Many charts name this phenomenon the ‘Silver Pit’, as that is exactly what it is: one undersea valley stretching some 25 miles in a north–south direction, the northern end being 28 miles out from Spurn Head at the mouth of the River Humber. This valley, 300ft at the deepest point, lies close to the southern edge of the sandbank known as the Dogger Bank which occupies an area of 6,800 square miles of the southern North Sea, half way between England and Denmark. In contrast to the Silver Pits, Dogger Bank is in effect a large sandbank with depths ranging from 48 to 120ft. The name comes from the dogger, the Dutch fishing boat that resembled something like a herring buss but one that is said to have trawled over the banks in the seventeenth century.
The first documented evidence of trawling as such in Britain comes from 1376 when a device called a wondyrychoun was being petitioned by the Thames ports to Edward III against its continued usage. This was likened to an oyster dredge with a closed-net mesh. A year later what was described as a ‘machine’ which consisted of a 10ft beam with a frame at either end shaped like a ‘cole rake’ and the whole thing was 3 fathoms long.
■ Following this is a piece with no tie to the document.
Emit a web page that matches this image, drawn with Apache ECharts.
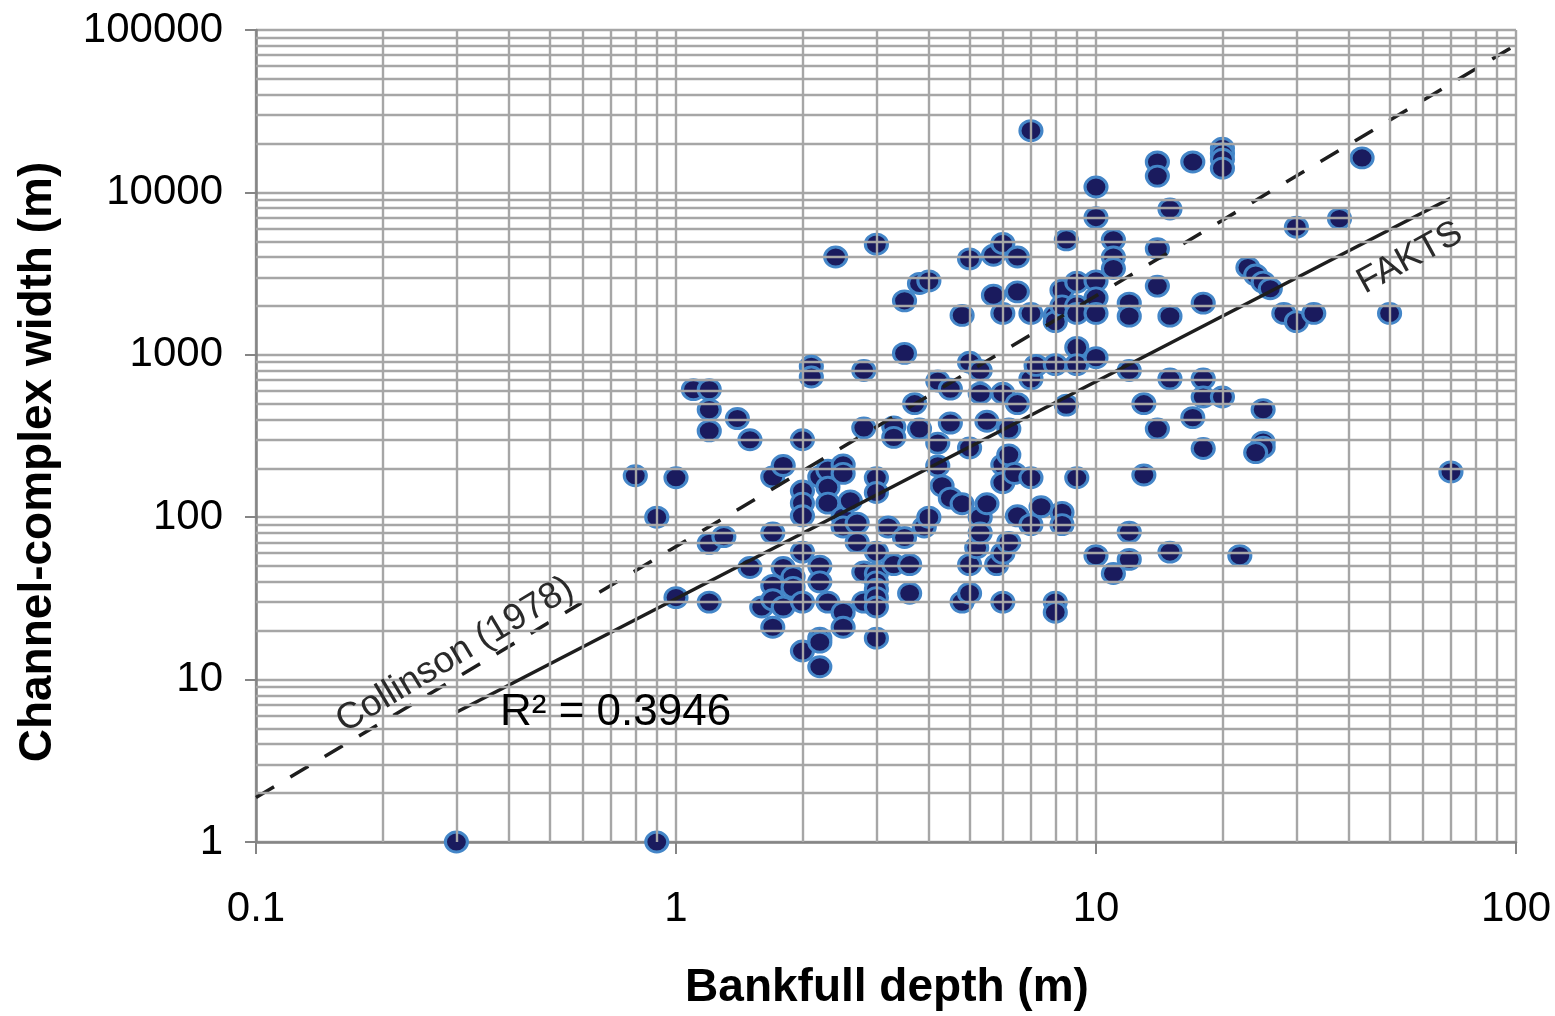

A sketch from 1635 shows a beam trawl affair although there is no sense of size.1 It has been suggested that it was a device imported from the Zuider Zee, another instance of the Dutch teaching the English and Scots how to fish.2
Its use attracted plenty of criticism, and like the ring-net in Loch Fyne in the 1830–1860s, there were plenty of strict regulations enforced and fishermen were fined for using small-meshed nets and ‘unlawful engines’. However, up to the eighteenth century, trawling was confined to inshore waters and sometimes dragged along beaches as happened in Filey. Horse trawling for prawns continues right up to today, as we shall see in a subsequent chapter, though nowadays it is tractors not horses that pull the net along.
The beam trawl was described thus in the early 1900s:
The beam trawl was an apparatus consisting of nine distinct parts. These were the beam, the trawl heads, the ground rope, the bosom, the cod or purse, the draw rope, the running pieces, the pockets, and the bridle. The beam was proportionate to the size of the net. The wood usually employed to make it was elm, experience proving that this was the best material. For the smaller beams, which had a length of about 36 feet, it was not difficult to find single pieces of wood which could be used with little or no trimming. If, however, the trawl beam was very large, two or three pieces of elm had to be scarfed together and secured by iron bands. This was the form most commonly seen on the Dogger when the trawling had reached its height. To each end of the beam an iron trawl head was fixed into a socket. A pair of trawl heads stood in relation to the beam as the runners do to a sledge. The lower part was quite flat, the front part being curved and the back and top practically straight. The object of the trawl heads was to keep the beam about three feet above the ground and so afford an uninterrupted entrance to the net itself. The upper part of the net was known as the back, the bottom portion was known as the ‘belly’. The front edge of the back, technically called the ‘square’, was fastened to the beam; but the ‘belly’ part was extensively cut away so as to form a sort of semi-circle on the ground. The middle of this curve or sweep, the ‘bosom’, was thus at a considerable distance behind the beam and in front of the net, the distance, as a rule, being about equal to the length of the beam itself. The ground rope protected what might be called the lower lip of the net. Generally, the ground rope was an old hawser ‘rounded’ or covered with small rope, which served two purposes – to make it heavier and to prevent chafing. But there was a greater object than that to be served, and this was to stir up the ground and so rouse the fish which, as a rule, would immediately make their way into the net, and having once done that, there was little chance of escape. It was essential that the material forming the ground rope should be old, so that in case as obstruction was met – and this frequently happened on rough ground – the rope would be destroyed and the net itself saved.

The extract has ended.